◆ Description of the task ◆
Exactly as written, write out the lines below from the first to the one containing "7, 8, 9, 10];", inclusive. Pictures do not belong in the copy.

◆ Stored data ◆

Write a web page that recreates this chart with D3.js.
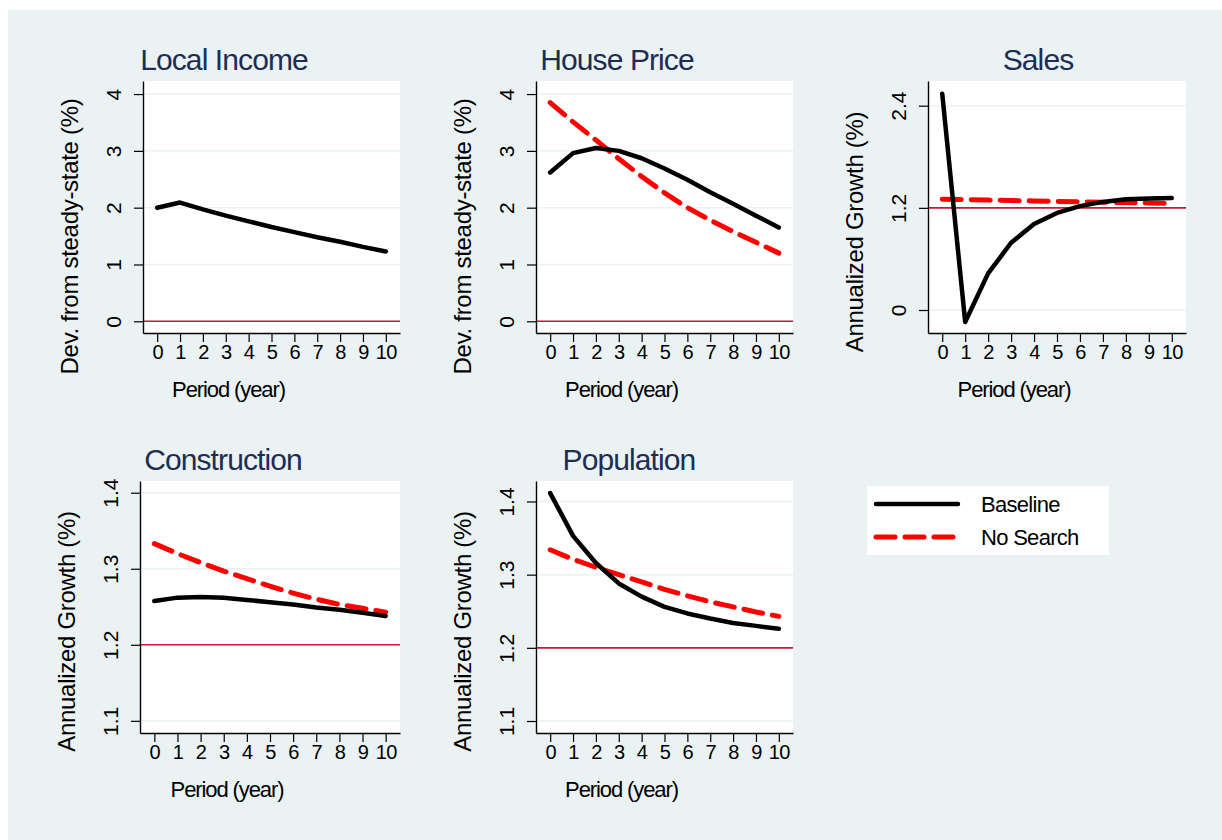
<!DOCTYPE html>
<html>
<head>
<meta charset="utf-8">
<script src="https://cdn.jsdelivr.net/npm/d3@7"></script>
<style>
  body { margin: 0; background: #fff; }
  svg { display: block; font-family: "Liberation Sans", Arial, sans-serif; }
  .tick line { stroke: #000; stroke-width: 1.2; }
  .domain { stroke: #000; stroke-width: 1.4; }
</style>
</head>
<body>
<svg width="1222" height="840"></svg>
<script>
// periods on the x axis
const periods = [0, 1, 2, 3, 4, 5, 6, 7, 8, 9, 10];

// values
const incomeBase = [2.00, 2.09, 1.97, 1.86, 1.76, 1.66, 1.57, 1.48, 1.40, 1.31, 1.23];
const priceBase = [2.62, 2.96, 3.05, 3.00, 2.87, 2.69, 2.49, 2.27, 2.07, 1.86, 1.65];
const priceNoSearch = [3.85, 3.51, 3.19, 2.86, 2.55, 2.26, 2.00, 1.78, 1.58, 1.39, 1.20];
const salesBase = [2.54, -0.14, 0.43, 0.79, 1.01, 1.14, 1.22, 1.27, 1.30, 1.31, 1.315];
const salesNoSearch = [1.300, 1.296, 1.291, 1.286, 1.281, 1.276, 1.271, 1.266, 1.262, 1.258, 1.254];
const constrBase = [1.2575, 1.262, 1.263, 1.262, 1.259, 1.256, 1.253, 1.249, 1.246, 1.242, 1.238];
const constrNoSearch = [1.333, 1.320, 1.308, 1.297, 1.287, 1.277, 1.268, 1.260, 1.253, 1.248, 1.243];
const popBase = [1.4115, 1.353, 1.316, 1.288, 1.270, 1.256, 1.247, 1.240, 1.234, 1.230, 1.226];
const popNoSearch = [1.334, 1.321, 1.310, 1.300, 1.290, 1.280, 1.271, 1.263, 1.256, 1.249, 1.243];

// tick labels
const devTicks = [0, 1, 2, 3, 4];
const salesTicks = [0, 1.2, 2.4];
const growthTicks = [1.1, 1.2, 1.3, 1.4];

const seriesNames = ["Baseline", "No Search"];

const svg = d3.select("svg");

svg.append("rect")
    .attr("x", 8).attr("y", 10)
    .attr("width", 1214).attr("height", 830)
    .attr("fill", "#eaf2f3");

const panels = [
    { title: "Local Income", ytitle: "Dev. from steady-state (%)", base: incomeBase, nosearch: null,
      ticks: devTicks, ref: 0, ydom: [-0.206, 4.23],
      L: 143, R: 400, T: 81, B: 333, tx: 224, ty: 70, yty: 236.5 },
    { title: "House Price", ytitle: "Dev. from steady-state (%)", base: priceBase, nosearch: priceNoSearch,
      ticks: devTicks, ref: 0, ydom: [-0.206, 4.23],
      L: 536, R: 793, T: 81, B: 333, tx: 617, ty: 70, yty: 236.5 },
    { title: "Sales", ytitle: "Annualized Growth (%)", base: salesBase, nosearch: salesNoSearch,
      ticks: salesTicks, ref: 1.2, ydom: [-0.27, 2.69],
      L: 928, R: 1186, T: 81, B: 333, tx: 1038, ty: 70, yty: 232 },
    { title: "Construction", ytitle: "Annualized Growth (%)", base: constrBase, nosearch: constrNoSearch,
      ticks: growthTicks, ref: 1.2, ydom: [1.084, 1.4154],
      L: 140, R: 400, T: 481, B: 733, tx: 223, ty: 470, yty: 631.5 },
    { title: "Population", ytitle: "Annualized Growth (%)", base: popBase, nosearch: popNoSearch,
      ticks: growthTicks, ref: 1.2, ydom: [1.0836, 1.428],
      L: 536, R: 793, T: 481, B: 733, tx: 629, ty: 470, yty: 631.5 }
];

panels.forEach(function(p) {
    const x = d3.scaleLinear().domain([-0.62, 10.62]).range([p.L, p.R]);
    const y = d3.scaleLinear().domain(p.ydom).range([p.B, p.T]);
    const g = svg.append("g");

    g.append("rect")
        .attr("x", p.L).attr("y", p.T)
        .attr("width", p.R - p.L).attr("height", p.B - p.T)
        .attr("fill", "#fff");

    // grid lines
    g.selectAll(".grid")
        .data(p.ticks)
        .enter().append("line")
        .attr("x1", p.L).attr("x2", p.R)
        .attr("y1", function(d) { return y(d); })
        .attr("y2", function(d) { return y(d); })
        .attr("stroke", "#eaf2f3")
        .attr("stroke-width", 1.5);

    // reference line
    g.append("line")
        .attr("x1", p.L).attr("x2", p.R)
        .attr("y1", y(p.ref)).attr("y2", y(p.ref))
        .attr("stroke", "#d0143c")
        .attr("stroke-width", 1.6);

    const line = d3.line()
        .x(function(d, i) { return x(periods[i]); })
        .y(function(d) { return y(d); });

    if (p.nosearch) {
        g.append("path")
            .attr("d", line(p.nosearch))
            .attr("fill", "none")
            .attr("stroke", "#ff0000")
            .attr("stroke-width", 5)
            .attr("stroke-dasharray", "19,10")
            .attr("stroke-linecap", "round")
            .attr("stroke-linejoin", "round");
    }

    g.append("path")
        .attr("d", line(p.base))
        .attr("fill", "none")
        .attr("stroke", "#000")
        .attr("stroke-width", 4.5)
        .attr("stroke-linecap", "round")
        .attr("stroke-linejoin", "round");

    // y axis
    const ya = g.append("g")
        .attr("transform", "translate(" + p.L + ",0)")
        .call(d3.axisLeft(y).tickValues(p.ticks).tickSize(9).tickSizeOuter(0)
            .tickFormat(function(d) { return d === 0 ? "0" : d3.format(".1~f")(d); }));
    ya.selectAll("text")
        .attr("transform", "rotate(-90)")
        .attr("text-anchor", "middle")
        .attr("x", 0).attr("y", -22).attr("dy", 0)
        .attr("fill", "#000")
        .style("font-size", "21px")
        .style("font-family", "'Liberation Sans', Arial, sans-serif");

    // x axis
    const xa = g.append("g")
        .attr("transform", "translate(0," + p.B + ")")
        .call(d3.axisBottom(x).tickValues(periods).tickSize(9).tickSizeOuter(0));
    xa.selectAll("text")
        .attr("y", 26).attr("dy", 0)
        .attr("fill", "#000")
        .attr("letter-spacing", -0.6)
        .style("font-size", "20px")
        .style("font-family", "'Liberation Sans', Arial, sans-serif");

    // axis titles
    g.append("text")
        .attr("x", (p.L + p.R) / 2 - 43)
        .attr("y", p.B + 64)
        .attr("text-anchor", "middle")
        .style("font-size", "22px")
        .attr("letter-spacing", -1.1)
        .text("Period (year)");

    g.append("text")
        .attr("transform", "translate(" + (p.L - 65) + "," + p.yty + ") rotate(-90)")
        .attr("text-anchor", "middle")
        .style("font-size", "24px")
        .attr("letter-spacing", -0.3)
        .text(p.ytitle);

    g.append("text")
        .attr("x", p.tx).attr("y", p.ty)
        .attr("text-anchor", "middle")
        .style("font-size", "30px")
        .attr("letter-spacing", -0.9)
        .attr("fill", "#1e2d53")
        .text(p.title);
});

// legend
const legend = svg.append("g");
legend.append("rect")
    .attr("x", 867).attr("y", 486)
    .attr("width", 242).attr("height", 69)
    .attr("fill", "#fff");

const ly = d3.scalePoint().domain(seriesNames).range([504, 537]);

legend.selectAll(".lg")
    .data(seriesNames)
    .enter().append("line")
    .attr("x1", 876).attr("x2", 958)
    .attr("y1", function(d) { return ly(d); })
    .attr("y2", function(d) { return ly(d); })
    .attr("stroke", function(d, i) { return i === 0 ? "#000" : "#ff0000"; })
    .attr("stroke-width", function(d, i) { return i === 0 ? 4.5 : 5; })
    .attr("stroke-dasharray", function(d, i) { return i === 0 ? null : "19,10"; })
    .attr("stroke-linecap", "round");

legend.selectAll(".lt")
    .data(seriesNames)
    .enter().append("text")
    .attr("x", 981)
    .attr("y", function(d) { return ly(d) + 8; })
    .style("font-size", "22px")
    .attr("letter-spacing", -0.7)
    .text(function(d) { return d; });
</script>
</body>
</html>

◆ Correct answer ◆
Write a web page that recreates this chart with D3.js.
<!DOCTYPE html>
<html>
<head>
<meta charset="utf-8">
<script src="https://cdn.jsdelivr.net/npm/d3@7"></script>
<style>
  body { margin: 0; background: #fff; }
  svg { display: block; font-family: "Liberation Sans", Arial, sans-serif; }
  .tick line { stroke: #000; stroke-width: 1.2; }
  .domain { stroke: #000; stroke-width: 1.4; }
</style>
</head>
<body>
<svg width="1222" height="840"></svg>
<script>
// periods on the x axis
const periods = [0, 1, 2, 3, 4, 5, 6, 7, 8, 9, 10];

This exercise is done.